The first play in America was created and presented that day. The conquistadores and their families ate, drank and gave thanks. The following day they began the last part of the journey. It took them four months to reach their final destination just north of present day Santa Fe what was then and is now Nuevo México. Oñate and the conquistadores had a very hard time full of trials and tribulations. There were Indian assaults and wars, hunger, cold, discontent among the settlers, desertion, rebellion, and more. Years later Oñate finally resigned as Governor of Nuevo México and moved to his home in Zacatecas.
The Celebration
Sheldon Hall, whose brainchild the celebration is, had no idea the event would make national headlines. The celebration was originally purposed to bring attention to the Mission Trail. Remembering having heard of a book that retold the story of an early conquistador thanksgiving Mr. Hall researched the event.
The first re-enactment of the first documented (Villagra "History of New Mexico", 1611) Thanksgiving was celebrated in 1989 at Chamizal National Memorial Park sponsored by the Junior League the first three years. Sheldon Hall, wanting to bring attention to the great city of El Paso, Texas, contacted the Associate Press which spread the news of this historic event all over the states. Hall explained that soon thereafter the Wall Street Journal sent a couple of reporters down to do a story which was printed on the first page. To Hall's surprise it made quite a hit . Now, using a children's book and a video on the re-enactment that is available, most schools districts all over the nation are teaching about the real first Thanksgiving along the banks of the Río Grande in El Paso. As a result El Paso is receiving major coverage and publicity and the lost history of this area is being told explained Sheldon Hall.
For $15.00 you can order "Pioneers on the Rio Grand - The very first Thanksgiving" a children's book by Bea Bragg and the video "The First Thankgiving - a Re-enactment" by the EL Paso Mission Trail Association . Also available is "Historic El Paso" by Ken Flynn for $39.95. To order send your request with payment to El Paso Mission Trail Association; PO Box 3789; El Paso, TX 79923.
The Father of New Mexico
Juan de Oñate was born in 1550 in Zacatecas, México to Don Cristóbal de Oñate, a wealthy Spanish nobleman and frontier governor whose family was from the Basque region in Spain, and Doña Catalina de Salazar y de la Cadena, born in Granada, Spain. Juan and his brother Cristóbal were twins.
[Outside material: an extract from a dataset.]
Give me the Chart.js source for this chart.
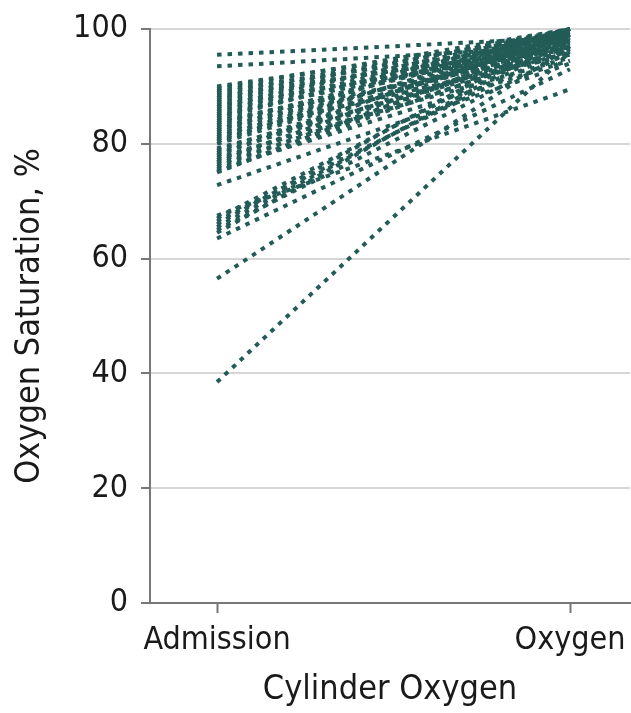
<!DOCTYPE html>
<html>
<head>
<meta charset="utf-8">
<script src="https://cdn.jsdelivr.net/npm/chart.js@4"></script>
<style>
  html, body { margin: 0; padding: 0; background: #fff; }
</style>
</head>
<body>
<canvas id="chart" width="631" height="713"></canvas>
<script>
// time points on the x axis
const timepoints = ['Admission', 'Oxygen'];
const yTicks = [0, 20, 40, 60, 80, 100];

// saturation per patient, paired by index
const admission = [95.5, 93.5,
  90, 89.6, 89.2, 88.8, 88.4, 88, 87.6, 87.2, 86.8, 86.4, 86, 85.6, 85.2, 84.8, 84.4, 84,
  83.6, 83.2, 82.8, 82.4, 82, 81.6, 81.2, 80.8, 80.4, 80, 79.2, 78.8, 78.4, 78, 77.6, 77.2,
  76.8, 76.4, 76, 75.6, 75.2, 75,
  72.8, 67.5, 67, 66.5, 66, 65.5, 65, 64.5, 63.5, 56.5, 38.5];
const oxygen = [98.5, 97,
  99, 100, 98, 99.5, 97, 100, 98.5, 99, 96.5, 100, 98, 99.5, 97.5, 99, 100, 96,
  98.5, 99.5, 97, 100, 98, 95.5, 99, 97.5, 100, 98.5, 96, 99, 97, 100, 95, 98,
  99.5, 96.5, 98, 94.5, 97, 99,
  94, 89.5, 99, 97, 100, 98, 96, 99, 93, 97, 96];

const lineColor = '#235c57';
const textColor = '#1a1a1a';
const font = '"DejaVu Sans Condensed", "DejaVu Sans", sans-serif';

const datasets = admission.map((a, i) => ({
  data: [{ x: 0, y: a }, { x: 1, y: oxygen[i] }],
  borderColor: lineColor,
  borderWidth: 4,
  borderDash: [4.5, 6],
  borderCapStyle: 'butt',
  pointRadius: 0,
  fill: false,
  clip: false,
}));

const ctx = document.getElementById('chart').getContext('2d');
new Chart(ctx, {
  type: 'line',
  data: { datasets },
  options: {
    responsive: false,
    animation: false,
    devicePixelRatio: 1,
    layout: { padding: { top: 29, right: 1, left: 0, bottom: 0 } },
    plugins: { legend: { display: false }, tooltip: { enabled: false } },
    scales: {
      x: {
        type: 'linear',
        min: -0.19,
        max: 1.17,
        afterBuildTicks: (scale) => { scale.ticks = timepoints.map((_, i) => ({ value: i })); },
        afterFit: (scale) => {
          scale.height = 110;
          scale.paddingLeft = 0;
          scale.paddingRight = 0;
        },
        ticks: {
          callback: (v) => timepoints[v],
          color: textColor,
          font: { family: font, size: 32 },
          padding: 8,
          maxRotation: 0,
        },
        grid: { drawOnChartArea: false, tickLength: 10, tickColor: '#777', tickWidth: 2 },
        border: { color: '#777', width: 2 },
        title: {
          display: true,
          text: 'Cylinder Oxygen',
          color: textColor,
          font: { family: font, size: 34 },
          padding: { top: 0, bottom: 2 },
        },
      },
      y: {
        min: 0,
        max: 100,
        afterBuildTicks: (scale) => { scale.ticks = yTicks.map(v => ({ value: v })); },
        afterFit: (scale) => {
          scale.width = 150;
          scale.paddingTop = 0;
          scale.paddingBottom = 0;
        },
        ticks: {
          color: textColor,
          font: { family: font, size: 32 },
          padding: 13,
        },
        grid: { color: '#d6d6d6', lineWidth: 2, tickLength: 9, tickColor: '#777', tickWidth: 2 },
        border: { color: '#777', width: 2 },
        title: {
          display: true,
          text: 'Oxygen Saturation, %',
          color: textColor,
          font: { family: font, size: 34 },
          padding: { top: 10, bottom: 0 },
        },
      },
    },
  },
});
</script>
</body>
</html>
In the late1580's Juan de Oñate married Isabel de Tolosa Cortés
de Moctezuma, daughter of Juan de Tolosa and Leonor Cortés de Moctezuma.
Doña Leonor was the daughter of marquis Fernando Cortés,
the conqueror of México, and his mistress Isabel Moctezuma, daughter
of the Aztec emperor. Juan and Isabel had two children, a son named Cristóbal
de Naharriondo Pérez Oñate y Cortés Moctezuma, and
a daughter named María de Oñate y Cortés Moctezuma.